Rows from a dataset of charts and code
==========

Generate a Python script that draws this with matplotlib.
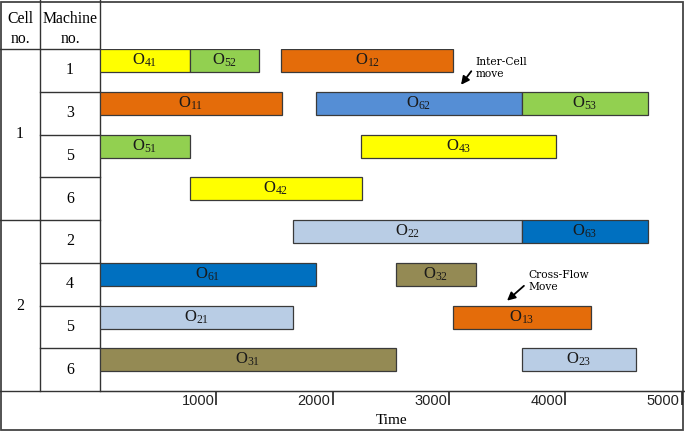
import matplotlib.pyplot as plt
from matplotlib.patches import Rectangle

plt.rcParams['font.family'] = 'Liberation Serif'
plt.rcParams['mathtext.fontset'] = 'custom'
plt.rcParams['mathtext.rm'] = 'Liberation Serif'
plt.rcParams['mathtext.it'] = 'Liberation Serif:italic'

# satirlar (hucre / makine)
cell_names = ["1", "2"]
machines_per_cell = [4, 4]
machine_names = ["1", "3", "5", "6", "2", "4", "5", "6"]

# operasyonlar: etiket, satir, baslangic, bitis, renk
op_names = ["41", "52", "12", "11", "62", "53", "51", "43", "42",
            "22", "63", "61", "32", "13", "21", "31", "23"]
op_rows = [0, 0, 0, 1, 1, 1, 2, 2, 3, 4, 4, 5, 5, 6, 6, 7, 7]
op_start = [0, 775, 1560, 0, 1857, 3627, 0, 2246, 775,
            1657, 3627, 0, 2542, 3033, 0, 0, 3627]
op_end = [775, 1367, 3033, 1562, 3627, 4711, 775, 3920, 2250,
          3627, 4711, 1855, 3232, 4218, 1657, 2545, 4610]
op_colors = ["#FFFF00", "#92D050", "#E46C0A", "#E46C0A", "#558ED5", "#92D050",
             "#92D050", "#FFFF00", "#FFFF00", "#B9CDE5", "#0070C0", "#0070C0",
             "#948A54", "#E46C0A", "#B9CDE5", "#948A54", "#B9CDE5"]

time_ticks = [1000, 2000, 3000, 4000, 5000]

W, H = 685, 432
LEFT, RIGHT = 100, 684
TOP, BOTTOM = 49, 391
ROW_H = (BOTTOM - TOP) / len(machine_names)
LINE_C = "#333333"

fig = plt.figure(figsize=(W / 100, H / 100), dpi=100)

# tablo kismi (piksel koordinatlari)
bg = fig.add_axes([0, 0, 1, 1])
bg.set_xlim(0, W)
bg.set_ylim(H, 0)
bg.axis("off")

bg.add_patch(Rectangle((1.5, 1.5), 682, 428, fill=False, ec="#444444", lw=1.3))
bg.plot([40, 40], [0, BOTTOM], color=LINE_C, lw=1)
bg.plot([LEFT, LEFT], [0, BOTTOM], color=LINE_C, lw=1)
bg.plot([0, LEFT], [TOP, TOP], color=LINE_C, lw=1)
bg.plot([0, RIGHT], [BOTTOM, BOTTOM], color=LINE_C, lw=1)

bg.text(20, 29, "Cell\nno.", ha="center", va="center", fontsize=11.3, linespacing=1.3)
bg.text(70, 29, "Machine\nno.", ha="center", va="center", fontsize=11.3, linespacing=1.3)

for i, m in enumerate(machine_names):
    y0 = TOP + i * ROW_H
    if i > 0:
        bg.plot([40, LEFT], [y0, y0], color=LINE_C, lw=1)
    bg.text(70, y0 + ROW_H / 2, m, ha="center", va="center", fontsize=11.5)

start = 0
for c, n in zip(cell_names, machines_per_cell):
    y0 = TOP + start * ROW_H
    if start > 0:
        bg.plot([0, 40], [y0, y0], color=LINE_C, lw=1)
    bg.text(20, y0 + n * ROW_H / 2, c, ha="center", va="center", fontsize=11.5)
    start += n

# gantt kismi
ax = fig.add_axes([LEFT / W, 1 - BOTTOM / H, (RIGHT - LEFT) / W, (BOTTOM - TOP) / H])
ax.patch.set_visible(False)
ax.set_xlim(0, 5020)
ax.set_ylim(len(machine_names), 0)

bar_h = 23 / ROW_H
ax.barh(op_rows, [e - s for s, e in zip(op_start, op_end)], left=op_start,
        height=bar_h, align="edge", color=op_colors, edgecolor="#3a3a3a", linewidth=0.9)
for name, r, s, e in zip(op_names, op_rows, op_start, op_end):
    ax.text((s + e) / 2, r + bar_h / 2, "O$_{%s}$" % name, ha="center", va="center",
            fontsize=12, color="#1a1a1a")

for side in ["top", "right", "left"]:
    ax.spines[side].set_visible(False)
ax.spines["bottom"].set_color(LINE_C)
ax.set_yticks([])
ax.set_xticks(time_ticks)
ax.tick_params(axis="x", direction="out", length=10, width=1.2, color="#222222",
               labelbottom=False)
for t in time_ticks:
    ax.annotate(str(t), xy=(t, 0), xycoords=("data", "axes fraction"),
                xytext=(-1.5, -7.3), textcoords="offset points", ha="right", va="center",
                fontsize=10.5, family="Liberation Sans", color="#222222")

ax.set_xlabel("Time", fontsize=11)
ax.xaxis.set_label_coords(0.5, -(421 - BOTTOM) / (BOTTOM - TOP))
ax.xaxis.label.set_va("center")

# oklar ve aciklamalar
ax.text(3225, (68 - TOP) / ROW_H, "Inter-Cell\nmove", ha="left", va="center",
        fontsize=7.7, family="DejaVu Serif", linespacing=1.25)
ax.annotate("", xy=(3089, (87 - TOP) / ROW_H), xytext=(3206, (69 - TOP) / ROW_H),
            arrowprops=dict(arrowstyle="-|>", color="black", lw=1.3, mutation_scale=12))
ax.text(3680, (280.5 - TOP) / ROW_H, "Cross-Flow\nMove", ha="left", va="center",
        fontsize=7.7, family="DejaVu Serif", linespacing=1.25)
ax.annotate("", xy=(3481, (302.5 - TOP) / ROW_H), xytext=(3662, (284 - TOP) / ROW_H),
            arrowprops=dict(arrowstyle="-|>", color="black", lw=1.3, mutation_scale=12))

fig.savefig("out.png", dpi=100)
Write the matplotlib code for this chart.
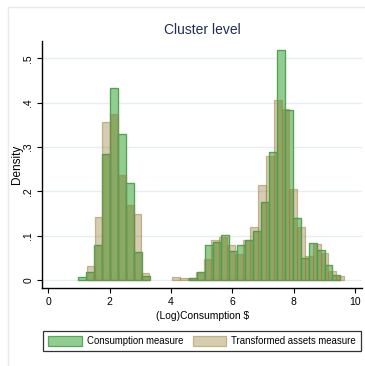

==========

Say how many lines hold the word "this", giving the number and nothing else.

2